The next time you take an assessment of your gifts, your skills, you spiritual gifts take them with a grain of salt and remember:
1) They aren’t definitive. You change and grow throughout you life.
2) God can do more than you can imagine in & through you! He can give you new gifts. He can empower weak ones.

In my last post, I talked about needing to have a compelling vision and plan before a passion can become reality. Below is the vision that I shared to launch the Everyday Creativity Group:


The Vision
I envision a group of people at Everyday Church who champion creativity for the glory of God whether it be in our neighborhood, our schools, our church, or our city. They believe that creativity lies within everyone, and they want to draw it out. All of us are created in the image of God, the ultimate creator. Therefore all of us have creative potential just waiting to be discovered to bring glory to God. Humanity has always been in the business of creating – culture, art, music, family, poetry, organization, dance, you name it.

Why “Creativity” Group?
It’s not just about art or artists; it’s about creativity. When we say “art” I think it makes us think of “my art” or “your art” or “the arts.” Those things are all included, but it’s not about just those things. It’s about creativity, however that might look (I also like how creativity is a long word with lots of syllables that makes you slow down and think about it).
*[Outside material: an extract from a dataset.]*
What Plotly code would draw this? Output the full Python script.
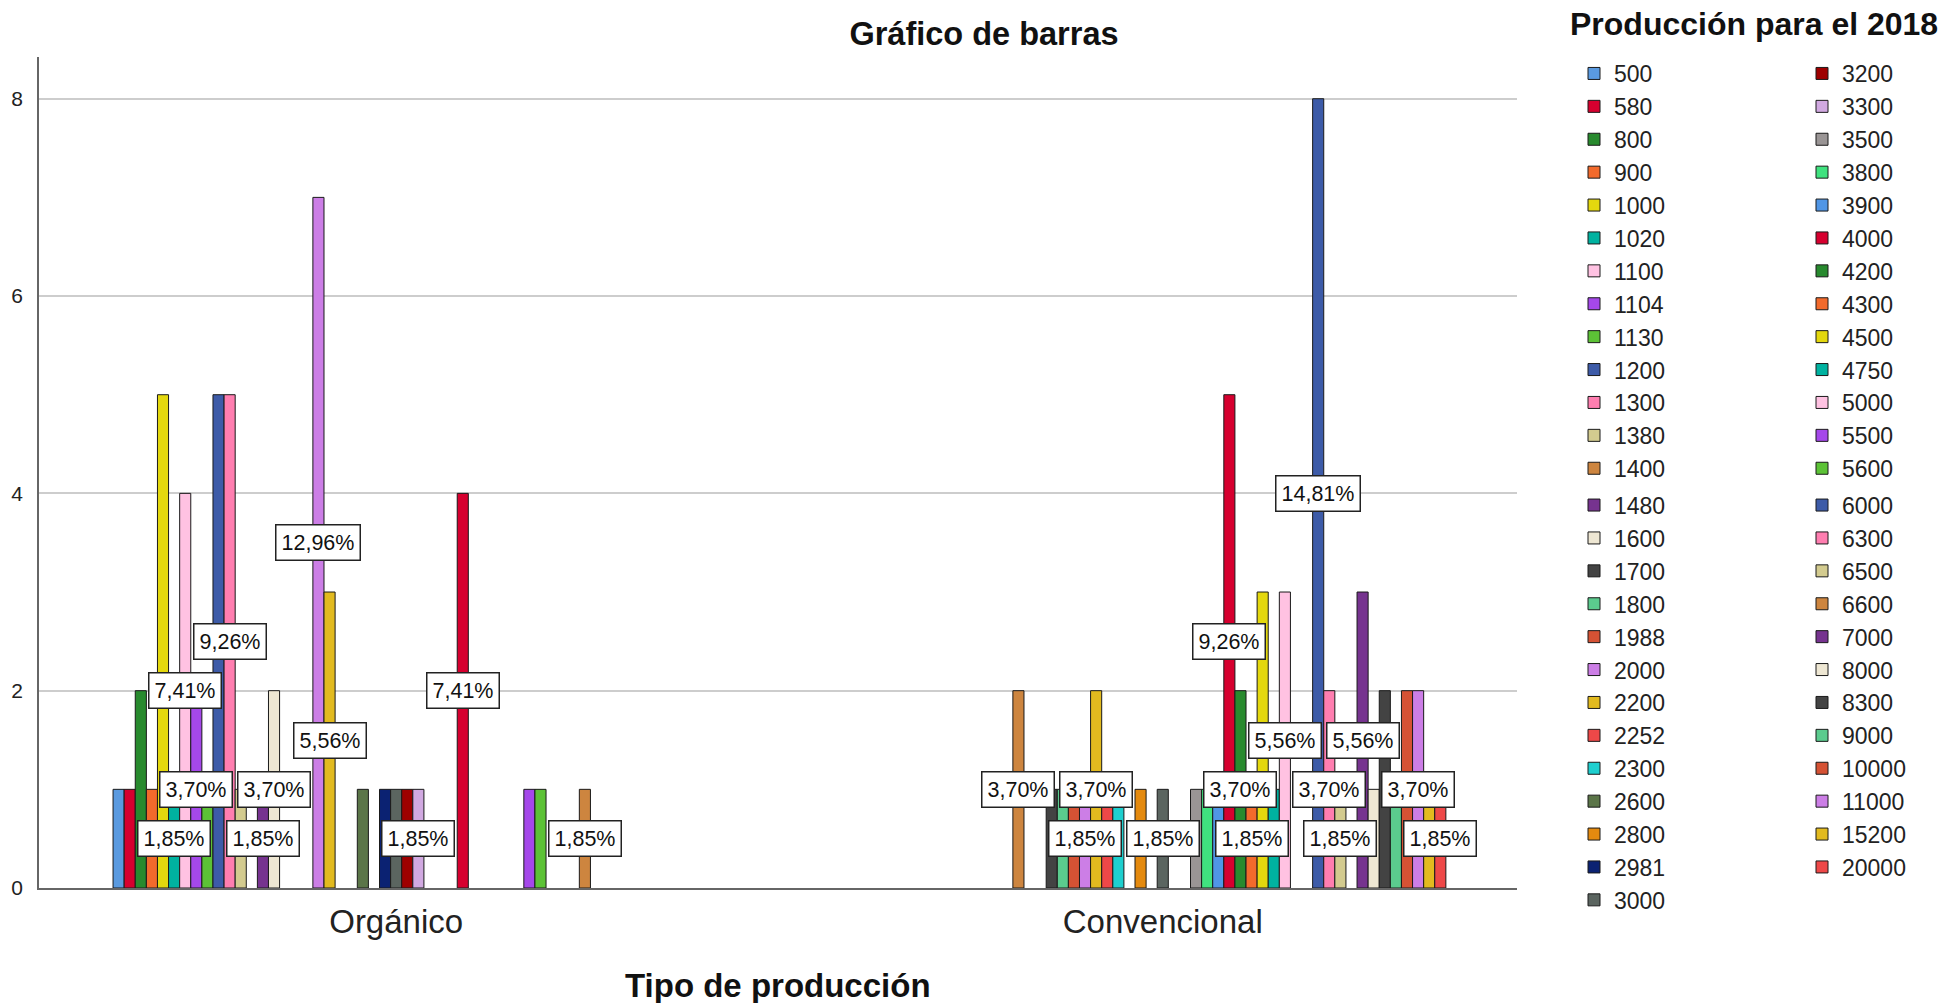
import plotly.graph_objects as go

# ---------------- data ----------------
groups = ["Orgánico", "Convencional"]

series = ["500", "580", "800", "900", "1000", "1020", "1100", "1104", "1130", "1200",
          "1300", "1380", "1400", "1480", "1600", "1700", "1800", "1988", "2000", "2200",
          "2252", "2300", "2600", "2800", "2981", "3000", "3200", "3300", "3500", "3800",
          "3900", "4000", "4200", "4300", "4500", "4750", "5000", "5500", "5600", "6000",
          "6300", "6500", "6600", "7000", "8000", "8300", "9000", "10000", "11000", "15200",
          "20000"]

organico = [1, 1, 2, 1, 5, 1, 4, 2, 1, 5,
            5, 1, 0, 1, 2, 0, 0, 0, 7, 3,
            0, 0, 1, 0, 1, 1, 1, 1, 0, 0,
            0, 4, 0, 0, 0, 0, 0, 1, 1, 0,
            0, 0, 1, 0, 0, 0, 0, 0, 0, 0,
            0]

convencional = [0, 0, 0, 0, 0, 0, 0, 0, 0, 0,
                0, 0, 2, 0, 0, 1, 1, 1, 1, 2,
                1, 1, 0, 1, 0, 1, 0, 0, 1, 1,
                1, 5, 2, 1, 3, 1, 3, 0, 0, 8,
                2, 1, 0, 3, 1, 2, 1, 2, 2, 1,
                1]

# which percentage labels are displayed (the others are hidden by overlap)
labels_organico = ["1020", "1100", "1104", "1300", "1480", "1600", "2000", "2200",
                   "3300", "4000", "6600"]
labels_convencional = ["1400", "2000", "2200", "3000", "4000", "4200", "4300", "5000",
                       "6000", "6300", "6500", "7000", "11000", "20000"]

colors = ["#5A9AE0", "#D6002F", "#288A2E", "#F26A2C", "#E4D80E", "#00B2A0", "#FFC2E2",
          "#A548EA", "#5CC236", "#3D5BA8", "#FF7EB0", "#D3CB8F", "#CD853F", "#76338F",
          "#EEE7D3", "#434343", "#5BCB8E", "#D55234", "#CC7EE6", "#E2BA1F", "#EE4848",
          "#1ECFCF", "#5B7548", "#E48A0F", "#0B2272", "#5B6560",
          "#9E0000", "#D1A9E1", "#9A9595", "#40E27F", "#5096E6", "#D6002F", "#288A2E",
          "#F26A2C", "#E4D80E", "#00B2A0", "#FFC2E2", "#A548EA", "#5CC236", "#3D5BA8",
          "#FF7EB0", "#D3CB8F", "#CD853F", "#76338F", "#EEE7D3", "#434343", "#5BCB8E",
          "#D55234", "#CC7EE6", "#E2BA1F", "#EE4848"]

y_ticks = [0, 2, 4, 6, 8]

legend_title = "Producción para el 2018"

# ---------------- figure ----------------
FONT = "Liberation Sans, Arial, sans-serif"
BARGAP = 0.2614
n = len(series)
left_count = 26
half = 13

OFS = 8                      # page body margin
W, H = 1955 - OFS, 1003 - OFS
ML, MT = 39 - OFS, 57 - OFS
PR, PB = 1517 - OFS, 888 - OFS
MR, MB = W - PR, H - PB
PW, PH = PR - ML, PB - MT


def px_x(page_x):
    return (page_x - OFS - ML) / PW


def px_y(page_y):
    return 1 - (page_y - OFS - MT) / PH


fig = go.Figure()
for i, s in enumerate(series):
    vals = [organico[i], convencional[i]]
    if i < left_count:
        lg = "legend" if i < half else "legend3"
    else:
        lg = "legend2" if (i - left_count) < half else "legend4"
    fig.add_trace(go.Bar(
        x=[0, 1],
        y=[v if v > 0 else None for v in vals],
        name=s,
        marker=dict(color=colors[i], line=dict(color="#1a1a1a", width=1)),
        legend=lg,
        hoverinfo="skip",
    ))

tot = [sum(organico), sum(convencional)]
slot = (1 - BARGAP) / n
annotations = []
for g, (vals, shown) in enumerate([(organico, labels_organico), (convencional, labels_convencional)]):
    for i, s in enumerate(series):
        if s in shown and vals[i] > 0:
            pct = vals[i] / tot[g] * 100
            xpos = g - (1 - BARGAP) / 2 + (i + 0.5) * slot
            annotations.append(dict(
                x=xpos, y=vals[i] / 2, xref="x", yref="y",
                text=f"{pct:.2f}".replace(".", ",") + "%",
                showarrow=False,
                font=dict(family=FONT, size=21.5, color="#111"),
                bgcolor="white", bordercolor="#222", borderwidth=1.5, borderpad=5,
            ))

annotations.append(dict(
    x=0.5, y=px_y(985), xref="paper", yref="paper", text="<b>Tipo de producción</b>",
    showarrow=False, font=dict(family=FONT, size=33, color="#111"), yanchor="middle"))
annotations.append(dict(
    x=px_x(1568), y=px_y(24), xref="paper", yref="paper", text="<b>" + legend_title + "</b>",
    showarrow=False, font=dict(family=FONT, size=32, color="#111"),
    xanchor="left", yanchor="middle"))

ROW0, ROWSTEP, OFF = 73.5, 33.2, 21.5
leg_common = dict(bgcolor="rgba(0,0,0,0)", tracegroupgap=0, traceorder="normal",
                  xanchor="left", yanchor="top",
                  font=dict(family=FONT, size=23, color="#222"))

fig.update_layout(
    width=W, height=H,
    paper_bgcolor="white", plot_bgcolor="white",
    margin=dict(l=ML, r=MR, t=MT, b=MB, autoexpand=False),
    barmode="group", bargap=BARGAP, bargroupgap=0,
    title=dict(text="<b>Gráfico de barras</b>", x=(984 - OFS) / W, xanchor="center",
               y=1 - (34 - OFS) / H, yanchor="middle",
               font=dict(family=FONT, size=32.5, color="#111")),
    xaxis=dict(range=[-0.4659, 1.4621], tickvals=[0, 1], ticktext=groups,
               showgrid=False, zeroline=False, showline=True, linecolor="#666",
               linewidth=1.5, ticks="", ticklabelstandoff=4,
               tickfont=dict(family=FONT, size=33, color="#222")),
    yaxis=dict(range=[0, 8.423], tickvals=y_ticks, showgrid=True, gridcolor="#cdcdcd",
               gridwidth=2, zeroline=False, showline=True, linecolor="#666", linewidth=1.5,
               ticks="", ticklabelstandoff=10,
               tickfont=dict(family=FONT, size=21, color="#222")),
    legend=dict(x=px_x(1574), y=px_y(ROW0 - OFF), **leg_common),
    legend3=dict(x=px_x(1574), y=px_y(ROW0 + half * ROWSTEP - OFF), **leg_common),
    legend2=dict(x=px_x(1802), y=px_y(ROW0 - OFF), **leg_common),
    legend4=dict(x=px_x(1802), y=px_y(ROW0 + half * ROWSTEP - OFF), **leg_common),
    annotations=annotations,
    showlegend=True,
)

fig.write_html("out.html")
Why start this (what will it look like)?
1) To reach artists who move uptown & don’t know anyone
–  I named  a few people who had already experienced this at Everyday, including me!
2) To reach Christian artists who have no Christian community with other artists
–  Again, I named a few people who had already experienced this at Everyday.
3) To reach people who are artists but have no outlet or medium for their art (adults or kids)
–  Art workshops for in local schools
–  Photo walks in the neighborhood
–  Art galleries
4) To help artists give back to their community (beautification)
–  Paint a mural in the neighborhood
–  Benefit concerts/shows for local schools, organizations, ministries
5) To champion creativity within Everyday Church
–  Teaching service elements (videos, props, music, décor, etc)
–  Having Everyday people get involved with our events

(At this point, people usually started sharing more and more and more ideas)

Why now?
If we don’t start this group now, I believe that eventually a group similar will emerge formally or informally. Our church is full of creative people looking for a community. The main reason we’re doing it now is because I believe that God is calling me to do it.

What will be done to get it started?
It will start with the leadership team. Our meetings will be focused on discipleship and practicing the mission of championing creativity together (living it out). We will steadily draw others to join us in our mission and eventually grow to launch as an Everyday Group.


I shared this vision along with a tentative timeline with a number of people and asked them to be a part of a leadership team to launch the new group. Six people said yes. The seven of us met to dream, pray & plan for four months. We learned to listen to God’s voice, pray for our friends to get involved, and lead this new group. This past Sunday we launched the Everyday Creativity Group with over twenty people in the mix. I’m excited to see where God will take us. But none of it would have been possible if I had not refined and cast a compelling vision. Passion isn’t enough. Mission isn’t enough. You have to cast a compelling vision.